WRITTEN INSTRUCTION:
The records that follow are to be transcribed in full, without their images.

>> BEGIN

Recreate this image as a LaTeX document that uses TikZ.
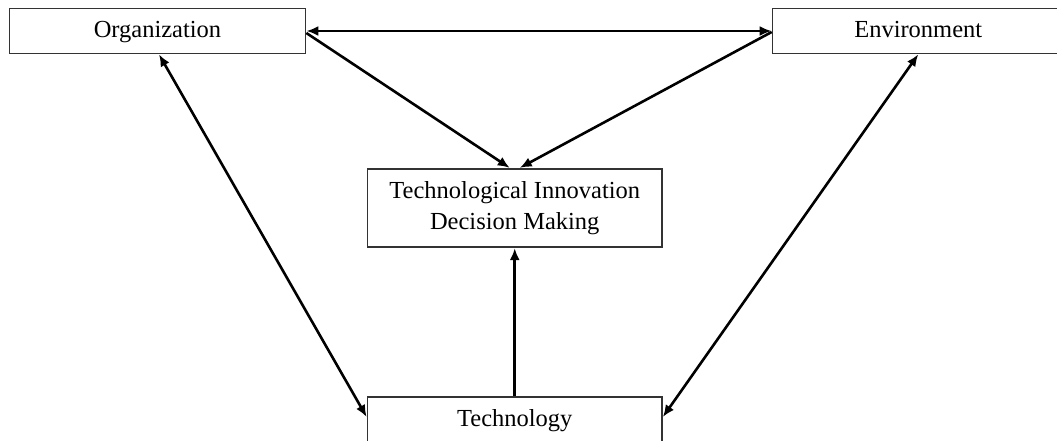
\documentclass[tikz,border=0pt]{standalone}
\usepackage{fontspec}
\setmainfont{Liberation Serif}
\usetikzlibrary{arrows.meta}
\begin{document}
\begin{tikzpicture}[x=1pt,y=-1pt,
  box/.style={draw=black!80,line width=1.7pt,fill=white,inner sep=0pt,
    align=center,font=\fontsize{24.5}{31}\selectfont},
  oneline/.style={text height=17pt,text depth=5pt},
  tip/.tip={Latex[length=12pt,width=10pt]},
  link/.style={line width=2.6pt,-tip},
  both/.style={line width=2.6pt,tip-tip}]
\useasboundingbox (0,0) rectangle (1057,440);
\clip (0,0) rectangle (1057,440);
\fill[white] (0,0) rectangle (1057,440);

% the four factor boxes
\node[box,oneline,minimum width=296pt,minimum height=45pt] (org) at (157.5,31) {Organization};
\node[box,oneline,minimum width=291.5pt,minimum height=45pt] (env) at (918.25,31) {Environment};
\node[box,minimum width=294.5pt,minimum height=78.5pt] (dec) at (514.75,208)
  {Technological Innovation\\Decision Making};
\node[box,oneline,minimum width=294.5pt,minimum height=46pt] (tech) at (514.75,420) {Technology};

% relations between the contexts
\draw[both] (org.east) -- (env.west);
\draw[link] ([yshift=-2pt]org.east) -- ([xshift=-5pt]dec.north);
\draw[link] ([yshift=-1pt]env.west) -- ([xshift=5pt]dec.north);
\draw[both] ([xshift=1.5pt]org.south) -- ([yshift=3pt]tech.west);
\draw[both] (env.south) -- ([yshift=3pt]tech.east);
\draw[link] (tech.north) -- (dec.south);
\end{tikzpicture}
\end{document}
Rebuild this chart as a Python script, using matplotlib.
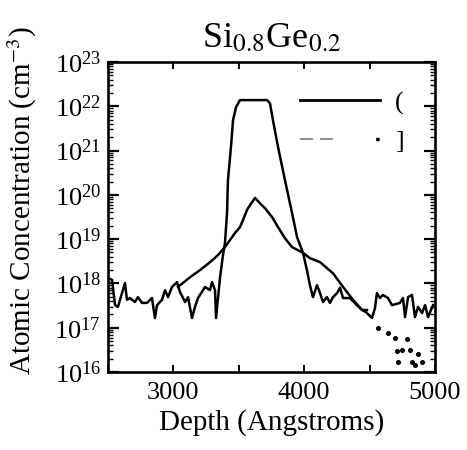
import numpy as np
import matplotlib
matplotlib.use("Agg")
import matplotlib.pyplot as plt
from matplotlib.lines import Line2D
from matplotlib.ticker import MultipleLocator, LogLocator, FixedLocator

plt.rcParams['font.family'] = ['Liberation Serif', 'DejaVu Serif']
plt.rcParams['mathtext.fontset'] = 'stix'
plt.rcParams['lines.scale_dashes'] = False

# ---- data (depth in Angstroms, concentration as log10 of cm^-3) ----
depth_a = [2500, 2531, 2554, 2576, 2630, 2645, 2668, 2706, 2729, 2760, 2798, 2836,
           2859, 2875, 2913, 2936, 2959, 2989, 3028, 3050, 3089, 3112, 3142, 3165,
           3188, 3242, 3280, 3295, 3318, 3326, 3356, 3379, 3394, 3410, 3417, 3440,
           3456, 3479, 3509, 3716, 3738, 3761, 3800, 3853, 3907, 3945, 3991, 4021,
           4044, 4067, 4098, 4121, 4144, 4174, 4197, 4220, 4251, 4274, 4297, 4350,
           4396, 4442, 4473, 4518, 4541, 4556, 4579, 4602, 4641, 4671, 4732, 4755,
           4771, 4794, 4824, 4847, 4870, 4901, 4924, 4947, 4985]
logc_a = [18.12, 18.08, 17.51, 17.47, 18.01, 17.63, 17.67, 17.58, 17.69, 17.56, 17.56, 17.67,
          17.22, 17.51, 17.63, 17.85, 17.69, 17.92, 18.03, 17.81, 17.58, 17.69, 17.22, 17.47,
          17.67, 17.92, 17.85, 18.03, 17.85, 17.22, 18.12, 18.64, 18.91, 19.59, 20.33, 21.08,
          21.69, 21.98, 22.14, 22.14, 22.07, 21.69, 21.08, 20.33, 19.59, 19.05, 18.69, 18.30,
          17.96, 17.69, 17.96, 17.78, 17.58, 17.69, 17.56, 17.69, 17.78, 17.90, 17.67, 17.67,
          17.53, 17.40, 17.35, 17.22, 17.44, 17.78, 17.67, 17.74, 17.67, 17.51, 17.56, 17.67,
          17.24, 17.69, 17.74, 17.24, 17.47, 17.33, 17.51, 17.24, 17.51]

depth_b = [3035, 3127, 3203, 3280, 3341, 3394, 3433, 3471, 3509, 3532, 3563, 3586,
           3624, 3662, 3700, 3754, 3800, 3853, 3907, 3953, 3991, 4044, 4121, 4220,
           4297, 4373, 4442, 4480]
logc_b = [17.92, 18.14, 18.30, 18.48, 18.64, 18.82, 18.98, 19.14, 19.27, 19.43, 19.66, 19.77,
          19.93, 19.81, 19.70, 19.50, 19.27, 19.02, 18.82, 18.75, 18.69, 18.57, 18.48, 18.23,
          17.92, 17.63, 17.40, 17.40]

depth_tail = [4564, 4641, 4694, 4786, 4709, 4748, 4809, 4870, 4717, 4824, 4847, 4901]
logc_tail = [16.99, 16.88, 16.77, 16.74, 16.47, 16.50, 16.50, 16.41, 16.23, 16.23, 16.16, 16.23]

legend_labels = ["(", "]"]
title = "Si$_{0.8}$Ge$_{0.2}$"
xlabel = "Depth (Angstroms)"
ylabel = "Atomic Concentration (cm$^{-3}$)"
xticks = [3000, 4000, 5000]

conc_a = 10.0 ** np.array(logc_a)
conc_b = 10.0 ** np.array(logc_b)
conc_tail = 10.0 ** np.array(logc_tail)

fig = plt.figure(figsize=(4.67, 4.5), dpi=100)
ax = fig.add_axes([108/467, 1 - 372/450, 327/467, 310/450])

ax.plot(depth_a, conc_a, color='black', lw=1.8, solid_joinstyle='round')
ax.plot(depth_b, conc_b, color='black', lw=1.8, solid_joinstyle='round')
ax.plot(depth_tail, conc_tail, ls='none', marker='o', ms=2.6, color='black')

ax.set_yscale('log')
ax.set_xlim(2500, 5000)
ax.set_ylim(1e16, 1e23)
ax.xaxis.set_major_locator(FixedLocator(xticks))
ax.xaxis.set_minor_locator(MultipleLocator(500))
ax.yaxis.set_major_locator(LogLocator(base=10, numticks=20))
ax.yaxis.set_minor_locator(LogLocator(base=10, subs=np.arange(2, 10), numticks=100))

ax.tick_params(which='both', direction='in', top=True, right=True, labelsize=19)
ax.tick_params(axis='y', which='major', length=8, width=1.6, pad=5)
ax.tick_params(axis='y', which='minor', length=3.5, width=1.0)
ax.tick_params(axis='x', which='major', length=5, width=1.4, pad=7)
ax.tick_params(axis='x', which='minor', length=5, width=1.4)
for s in ax.spines.values():
    s.set_linewidth(1.9)

ax.set_title(title, fontsize=26, pad=11)
ax.set_xlabel(xlabel, fontsize=21, labelpad=4)
fig.text(22/467, 1 - 201/450, ylabel, rotation=90, fontsize=21,
         ha='center', va='center')

h1 = Line2D([], [], color='black', lw=2.0)
h2a = Line2D([], [], color='0.45', lw=1.1, linestyle=(0, (9.4, 5, 9.4, 100)))
h2b = Line2D([], [], color='black', lw=2.5, linestyle=(102.5 - 54.5, (2.5, 100)))
ax.legend([h1, (h2a, h2b)], legend_labels, loc='upper left',
          bbox_to_anchor=((300 - 108) / 327, (372 - 91) / 310),
          frameon=False, fontsize=19, handlelength=3.05, handletextpad=0.55,
          labelspacing=0.55, borderpad=0, borderaxespad=0)

fig.savefig("out.png", dpi=100)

>> END

EXERCISE RESULT:
Recreate this image as a LaTeX document that uses TikZ.
\documentclass[tikz,border=0pt]{standalone}
\usepackage{fontspec}
\setmainfont{Liberation Serif}
\usetikzlibrary{arrows.meta}
\begin{document}
\begin{tikzpicture}[x=1pt,y=-1pt,
  box/.style={draw=black!80,line width=1.7pt,fill=white,inner sep=0pt,
    align=center,font=\fontsize{24.5}{31}\selectfont},
  oneline/.style={text height=17pt,text depth=5pt},
  tip/.tip={Latex[length=12pt,width=10pt]},
  link/.style={line width=2.6pt,-tip},
  both/.style={line width=2.6pt,tip-tip}]
\useasboundingbox (0,0) rectangle (1057,440);
\clip (0,0) rectangle (1057,440);
\fill[white] (0,0) rectangle (1057,440);

% the four factor boxes
\node[box,oneline,minimum width=296pt,minimum height=45pt] (org) at (157.5,31) {Organization};
\node[box,oneline,minimum width=291.5pt,minimum height=45pt] (env) at (918.25,31) {Environment};
\node[box,minimum width=294.5pt,minimum height=78.5pt] (dec) at (514.75,208)
  {Technological Innovation\\Decision Making};
\node[box,oneline,minimum width=294.5pt,minimum height=46pt] (tech) at (514.75,420) {Technology};

% relations between the contexts
\draw[both] (org.east) -- (env.west);
\draw[link] ([yshift=-2pt]org.east) -- ([xshift=-5pt]dec.north);
\draw[link] ([yshift=-1pt]env.west) -- ([xshift=5pt]dec.north);
\draw[both] ([xshift=1.5pt]org.south) -- ([yshift=3pt]tech.west);
\draw[both] (env.south) -- ([yshift=3pt]tech.east);
\draw[link] (tech.north) -- (dec.south);
\end{tikzpicture}
\end{document}
Rebuild this chart as a Python script, using matplotlib.
import numpy as np
import matplotlib
matplotlib.use("Agg")
import matplotlib.pyplot as plt
from matplotlib.lines import Line2D
from matplotlib.ticker import MultipleLocator, LogLocator, FixedLocator

plt.rcParams['font.family'] = ['Liberation Serif', 'DejaVu Serif']
plt.rcParams['mathtext.fontset'] = 'stix'
plt.rcParams['lines.scale_dashes'] = False

# ---- data (depth in Angstroms, concentration as log10 of cm^-3) ----
depth_a = [2500, 2531, 2554, 2576, 2630, 2645, 2668, 2706, 2729, 2760, 2798, 2836,
           2859, 2875, 2913, 2936, 2959, 2989, 3028, 3050, 3089, 3112, 3142, 3165,
           3188, 3242, 3280, 3295, 3318, 3326, 3356, 3379, 3394, 3410, 3417, 3440,
           3456, 3479, 3509, 3716, 3738, 3761, 3800, 3853, 3907, 3945, 3991, 4021,
           4044, 4067, 4098, 4121, 4144, 4174, 4197, 4220, 4251, 4274, 4297, 4350,
           4396, 4442, 4473, 4518, 4541, 4556, 4579, 4602, 4641, 4671, 4732, 4755,
           4771, 4794, 4824, 4847, 4870, 4901, 4924, 4947, 4985]
logc_a = [18.12, 18.08, 17.51, 17.47, 18.01, 17.63, 17.67, 17.58, 17.69, 17.56, 17.56, 17.67,
          17.22, 17.51, 17.63, 17.85, 17.69, 17.92, 18.03, 17.81, 17.58, 17.69, 17.22, 17.47,
          17.67, 17.92, 17.85, 18.03, 17.85, 17.22, 18.12, 18.64, 18.91, 19.59, 20.33, 21.08,
          21.69, 21.98, 22.14, 22.14, 22.07, 21.69, 21.08, 20.33, 19.59, 19.05, 18.69, 18.30,
          17.96, 17.69, 17.96, 17.78, 17.58, 17.69, 17.56, 17.69, 17.78, 17.90, 17.67, 17.67,
          17.53, 17.40, 17.35, 17.22, 17.44, 17.78, 17.67, 17.74, 17.67, 17.51, 17.56, 17.67,
          17.24, 17.69, 17.74, 17.24, 17.47, 17.33, 17.51, 17.24, 17.51]

depth_b = [3035, 3127, 3203, 3280, 3341, 3394, 3433, 3471, 3509, 3532, 3563, 3586,
           3624, 3662, 3700, 3754, 3800, 3853, 3907, 3953, 3991, 4044, 4121, 4220,
           4297, 4373, 4442, 4480]
logc_b = [17.92, 18.14, 18.30, 18.48, 18.64, 18.82, 18.98, 19.14, 19.27, 19.43, 19.66, 19.77,
          19.93, 19.81, 19.70, 19.50, 19.27, 19.02, 18.82, 18.75, 18.69, 18.57, 18.48, 18.23,
          17.92, 17.63, 17.40, 17.40]

depth_tail = [4564, 4641, 4694, 4786, 4709, 4748, 4809, 4870, 4717, 4824, 4847, 4901]
logc_tail = [16.99, 16.88, 16.77, 16.74, 16.47, 16.50, 16.50, 16.41, 16.23, 16.23, 16.16, 16.23]

legend_labels = ["(", "]"]
title = "Si$_{0.8}$Ge$_{0.2}$"
xlabel = "Depth (Angstroms)"
ylabel = "Atomic Concentration (cm$^{-3}$)"
xticks = [3000, 4000, 5000]

conc_a = 10.0 ** np.array(logc_a)
conc_b = 10.0 ** np.array(logc_b)
conc_tail = 10.0 ** np.array(logc_tail)

fig = plt.figure(figsize=(4.67, 4.5), dpi=100)
ax = fig.add_axes([108/467, 1 - 372/450, 327/467, 310/450])

ax.plot(depth_a, conc_a, color='black', lw=1.8, solid_joinstyle='round')
ax.plot(depth_b, conc_b, color='black', lw=1.8, solid_joinstyle='round')
ax.plot(depth_tail, conc_tail, ls='none', marker='o', ms=2.6, color='black')

ax.set_yscale('log')
ax.set_xlim(2500, 5000)
ax.set_ylim(1e16, 1e23)
ax.xaxis.set_major_locator(FixedLocator(xticks))
ax.xaxis.set_minor_locator(MultipleLocator(500))
ax.yaxis.set_major_locator(LogLocator(base=10, numticks=20))
ax.yaxis.set_minor_locator(LogLocator(base=10, subs=np.arange(2, 10), numticks=100))

ax.tick_params(which='both', direction='in', top=True, right=True, labelsize=19)
ax.tick_params(axis='y', which='major', length=8, width=1.6, pad=5)
ax.tick_params(axis='y', which='minor', length=3.5, width=1.0)
ax.tick_params(axis='x', which='major', length=5, width=1.4, pad=7)
ax.tick_params(axis='x', which='minor', length=5, width=1.4)
for s in ax.spines.values():
    s.set_linewidth(1.9)

ax.set_title(title, fontsize=26, pad=11)
ax.set_xlabel(xlabel, fontsize=21, labelpad=4)
fig.text(22/467, 1 - 201/450, ylabel, rotation=90, fontsize=21,
         ha='center', va='center')

h1 = Line2D([], [], color='black', lw=2.0)
h2a = Line2D([], [], color='0.45', lw=1.1, linestyle=(0, (9.4, 5, 9.4, 100)))
h2b = Line2D([], [], color='black', lw=2.5, linestyle=(102.5 - 54.5, (2.5, 100)))
ax.legend([h1, (h2a, h2b)], legend_labels, loc='upper left',
          bbox_to_anchor=((300 - 108) / 327, (372 - 91) / 310),
          frameon=False, fontsize=19, handlelength=3.05, handletextpad=0.55,
          labelspacing=0.55, borderpad=0, borderaxespad=0)

fig.savefig("out.png", dpi=100)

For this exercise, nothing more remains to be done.